Gustafsson sent Barron a highlight tape of her playing the wing for her Swedish team, on which she was the third-tallest player. He replied that he could be there in two weeks. A college commitment soon was born.


“It was just comforting to know that he had been there and he had seen me play in person. I felt really confident about that, rather than going somewhere where they’d only seen me on tape,” Gustafsson said.

She ventured to Maine in June 2012 and quickly became tight with an international cast that included star forward Liz Wood of Virginia, guard Lauren Bodine of Kentucky and, two years later, forward Bella Swan of Utah.

Gustafsson and Heise were the centers in the group, and quickly started battling in practice.

“We were fighting for the starting spot, so obviously we would always go hard against each other. It wasn’t good some days. We just wouldn’t stop,” Heise said. “But after practice it was fine. She made me better.”

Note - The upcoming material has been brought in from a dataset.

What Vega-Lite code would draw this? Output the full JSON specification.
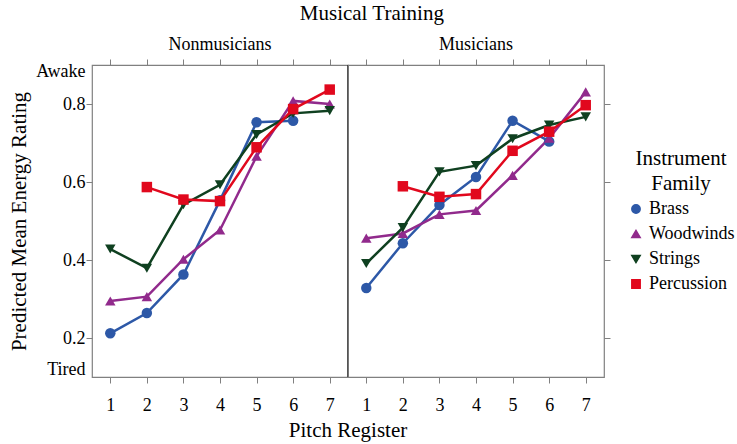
{
  "$schema": "https://vega.github.io/schema/vega-lite/v6.json",
  "background": "white",
  "padding": {"left": 8, "top": 2, "right": 0, "bottom": 2},
  "bounds": "flush",
  "title": {
    "text": "Musical Training",
    "anchor": "middle",
    "font": "Liberation Serif",
    "fontSize": 21,
    "fontWeight": "normal",
    "color": "black",
    "offset": 12
  },
  "config": {
    "font": "Liberation Serif",
    "view": {"stroke": "#808080", "strokeWidth": 1.2},
    "axis": {
      "labelFont": "Liberation Serif",
      "titleFont": "Liberation Serif",
      "labelFontSize": 18,
      "titleFontSize": 21,
      "titleFontWeight": "normal",
      "labelColor": "black",
      "titleColor": "black",
      "tickColor": "#808080",
      "tickSize": 6,
      "domain": false,
      "grid": false
    },
    "legend": {
      "titleFont": "Liberation Serif",
      "labelFont": "Liberation Serif",
      "titleFontSize": 21,
      "titleFontWeight": "normal",
      "titleLineHeight": 25,
      "labelFontSize": 18,
      "titleColor": "black",
      "labelColor": "black",
      "titleAlign": "center",
      "titleAnchor": "middle",
      "titlePadding": 6,
      "symbolSize": 70,
      "rowPadding": 7,
      "labelOffset": 4
    }
  },
  "data": {
    "values": [
      {"training": "Nonmusicians", "family": "Brass", "pitch": 1, "rating": 0.212},
      {"training": "Nonmusicians", "family": "Brass", "pitch": 2, "rating": 0.264},
      {"training": "Nonmusicians", "family": "Brass", "pitch": 3, "rating": 0.363},
      {"training": "Nonmusicians", "family": "Brass", "pitch": 4, "rating": 0.553},
      {"training": "Nonmusicians", "family": "Brass", "pitch": 5, "rating": 0.753},
      {"training": "Nonmusicians", "family": "Brass", "pitch": 6, "rating": 0.757},
      {"training": "Nonmusicians", "family": "Woodwinds", "pitch": 1, "rating": 0.295},
      {"training": "Nonmusicians", "family": "Woodwinds", "pitch": 2, "rating": 0.306},
      {"training": "Nonmusicians", "family": "Woodwinds", "pitch": 3, "rating": 0.402},
      {"training": "Nonmusicians", "family": "Woodwinds", "pitch": 4, "rating": 0.477},
      {"training": "Nonmusicians", "family": "Woodwinds", "pitch": 5, "rating": 0.666},
      {"training": "Nonmusicians", "family": "Woodwinds", "pitch": 6, "rating": 0.808},
      {"training": "Nonmusicians", "family": "Woodwinds", "pitch": 7, "rating": 0.8},
      {"training": "Nonmusicians", "family": "Strings", "pitch": 1, "rating": 0.428},
      {"training": "Nonmusicians", "family": "Strings", "pitch": 2, "rating": 0.379},
      {"training": "Nonmusicians", "family": "Strings", "pitch": 3, "rating": 0.542},
      {"training": "Nonmusicians", "family": "Strings", "pitch": 4, "rating": 0.593},
      {"training": "Nonmusicians", "family": "Strings", "pitch": 5, "rating": 0.722},
      {"training": "Nonmusicians", "family": "Strings", "pitch": 6, "rating": 0.776},
      {"training": "Nonmusicians", "family": "Strings", "pitch": 7, "rating": 0.783},
      {"training": "Nonmusicians", "family": "Percussion", "pitch": 2, "rating": 0.587},
      {"training": "Nonmusicians", "family": "Percussion", "pitch": 3, "rating": 0.555},
      {"training": "Nonmusicians", "family": "Percussion", "pitch": 4, "rating": 0.551},
      {"training": "Nonmusicians", "family": "Percussion", "pitch": 5, "rating": 0.689},
      {"training": "Nonmusicians", "family": "Percussion", "pitch": 6, "rating": 0.787},
      {"training": "Nonmusicians", "family": "Percussion", "pitch": 7, "rating": 0.837},
      {"training": "Musicians", "family": "Brass", "pitch": 1, "rating": 0.328},
      {"training": "Musicians", "family": "Brass", "pitch": 2, "rating": 0.443},
      {"training": "Musicians", "family": "Brass", "pitch": 3, "rating": 0.541},
      {"training": "Musicians", "family": "Brass", "pitch": 4, "rating": 0.613},
      {"training": "Musicians", "family": "Brass", "pitch": 5, "rating": 0.757},
      {"training": "Musicians", "family": "Brass", "pitch": 6, "rating": 0.704},
      {"training": "Musicians", "family": "Woodwinds", "pitch": 1, "rating": 0.456},
      {"training": "Musicians", "family": "Woodwinds", "pitch": 2, "rating": 0.468},
      {"training": "Musicians", "family": "Woodwinds", "pitch": 3, "rating": 0.517},
      {"training": "Musicians", "family": "Woodwinds", "pitch": 4, "rating": 0.527},
      {"training": "Musicians", "family": "Woodwinds", "pitch": 5, "rating": 0.617},
      {"training": "Musicians", "family": "Woodwinds", "pitch": 6, "rating": 0.712},
      {"training": "Musicians", "family": "Woodwinds", "pitch": 7, "rating": 0.831},
      {"training": "Musicians", "family": "Strings", "pitch": 1, "rating": 0.391},
      {"training": "Musicians", "family": "Strings", "pitch": 2, "rating": 0.483},
      {"training": "Musicians", "family": "Strings", "pitch": 3, "rating": 0.626},
      {"training": "Musicians", "family": "Strings", "pitch": 4, "rating": 0.642},
      {"training": "Musicians", "family": "Strings", "pitch": 5, "rating": 0.711},
      {"training": "Musicians", "family": "Strings", "pitch": 6, "rating": 0.746},
      {"training": "Musicians", "family": "Strings", "pitch": 7, "rating": 0.767},
      {"training": "Musicians", "family": "Percussion", "pitch": 2, "rating": 0.589},
      {"training": "Musicians", "family": "Percussion", "pitch": 3, "rating": 0.562},
      {"training": "Musicians", "family": "Percussion", "pitch": 4, "rating": 0.569},
      {"training": "Musicians", "family": "Percussion", "pitch": 5, "rating": 0.68},
      {"training": "Musicians", "family": "Percussion", "pitch": 6, "rating": 0.729},
      {"training": "Musicians", "family": "Percussion", "pitch": 7, "rating": 0.797}
    ]
  },
  "facet": {
    "column": {
      "field": "training",
      "type": "nominal",
      "sort": ["Nonmusicians", "Musicians"],
      "header": {
        "title": "Pitch Register",
        "titleOrient": "bottom",
        "labelOrient": "top",
        "labelFont": "Liberation Serif",
        "labelFontSize": 18,
        "labelColor": "black",
        "labelPadding": 5,
        "titleFont": "Liberation Serif",
        "titleFontSize": 21,
        "titleFontWeight": "normal",
        "titleColor": "black",
        "titlePadding": -4
      }
    }
  },
  "spacing": 0,
  "spec": {
    "width": 256,
    "height": 312,
    "layer": [
      {
        "transform": [
          {"filter": "datum.training === 'Nonmusicians'"},
          {"aggregate": [{"op": "count", "as": "n"}], "groupby": ["training"]}
        ],
        "mark": {"type": "rule", "color": "black", "strokeWidth": 1.4},
        "encoding": {
          "x": {"datum": 7.5, "type": "quantitative", "scale": {"domain": [0.5, 7.5], "nice": false, "zero": false}, "axis": null}
        }
      },
      {
        "mark": {"type": "line", "strokeWidth": 2.5},
        "encoding": {
          "x": {
            "field": "pitch",
            "type": "quantitative",
            "scale": {"domain": [0.5, 7.5], "nice": false, "zero": false},
            "axis": {"values": [1, 2, 3, 4, 5, 6, 7], "format": "d", "title": null, "labelPadding": 13}
          },
          "y": {
            "field": "rating",
            "type": "quantitative",
            "scale": {"domain": [0.1, 0.9], "nice": false, "zero": false},
            "axis": {
              "values": [0.12, 0.2, 0.4, 0.6, 0.8, 0.883],
              "labelExpr": "datum.value > 0.85 ? 'Awake' : datum.value < 0.15 ? 'Tired' : format(datum.value, '.1f')",
              "tickColor": {"condition": {"test": "datum.value > 0.85 || datum.value < 0.15", "value": "transparent"}, "value": "#808080"},
              "title": "Predicted Mean Energy Rating",
              "labelPadding": 1,
              "titlePadding": 6
            }
          },
          "color": {
            "field": "family",
            "type": "nominal",
            "title": ["Instrument", "Family"],
            "scale": {"domain": ["Brass", "Woodwinds", "Strings", "Percussion"], "range": ["#2D58A7", "#912A8C", "#0F4020", "#E1081D"]},
            "legend": {"orient": "none", "legendX": 535, "legendY": 83}
          }
        }
      },
      {
        "mark": {"type": "point", "filled": true, "opacity": 1},
        "encoding": {
          "x": {"field": "pitch", "type": "quantitative", "axis": null},
          "y": {"field": "rating", "type": "quantitative", "axis": null},
          "color": {
            "field": "family",
            "type": "nominal",
            "title": ["Instrument", "Family"],
            "legend": {"orient": "none", "legendX": 535, "legendY": 83}
          },
          "shape": {
            "field": "family",
            "type": "nominal",
            "title": ["Instrument", "Family"],
            "scale": {"domain": ["Brass", "Woodwinds", "Strings", "Percussion"], "range": ["circle", "triangle-up", "triangle-down", "square"]},
            "legend": {"orient": "none", "legendX": 535, "legendY": 83}
          },
          "size": {"value": 110}
        }
      },
      {
        "mark": {"type": "point", "opacity": 0},
        "encoding": {
          "x": {"field": "pitch", "type": "quantitative", "axis": {"orient": "top", "values": [1, 2, 3, 4, 5, 6, 7], "labels": false, "title": null}},
          "y": {"field": "rating", "type": "quantitative", "axis": {"orient": "right", "values": [0.2, 0.4, 0.6, 0.8], "labels": false, "title": null}}
        }
      }
    ],
    "resolve": {"axis": {"x": "independent", "y": "independent"}}
  }
}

The two have been roommates for three years now. Heise, whose playing time has diminished this season, has come to appreciate her counterpart’s impressive offensive array.

“There’s nobody who can stop her in the post. I don’t think she really knows that herself,” Heise said. “We always tell her: If you have the ball, score.”


Gustafsson has been a consistent option for Maine all season. She can take over games at times, as she did when scoring 18 points in a win at Dartmouth. But Barron said her biggest strength is her versatility.

“I don’t think there are many, if any, other bigs in our league who have the combination of ability to score with her back to the basket, ability to handle and distribute the ball, ability to drive and finish from mid-range to even the 3-point line,” he said. “And she can pass the ball and set up guards well.”

None of this seemed possible three years ago.

“It’s really a sisterhood for all of us,” Gustafsson said of a career that she hopes concludes at the NCAA Tournament. “We’ve all become so close. Coach Barron did a great job finding people of the right character.”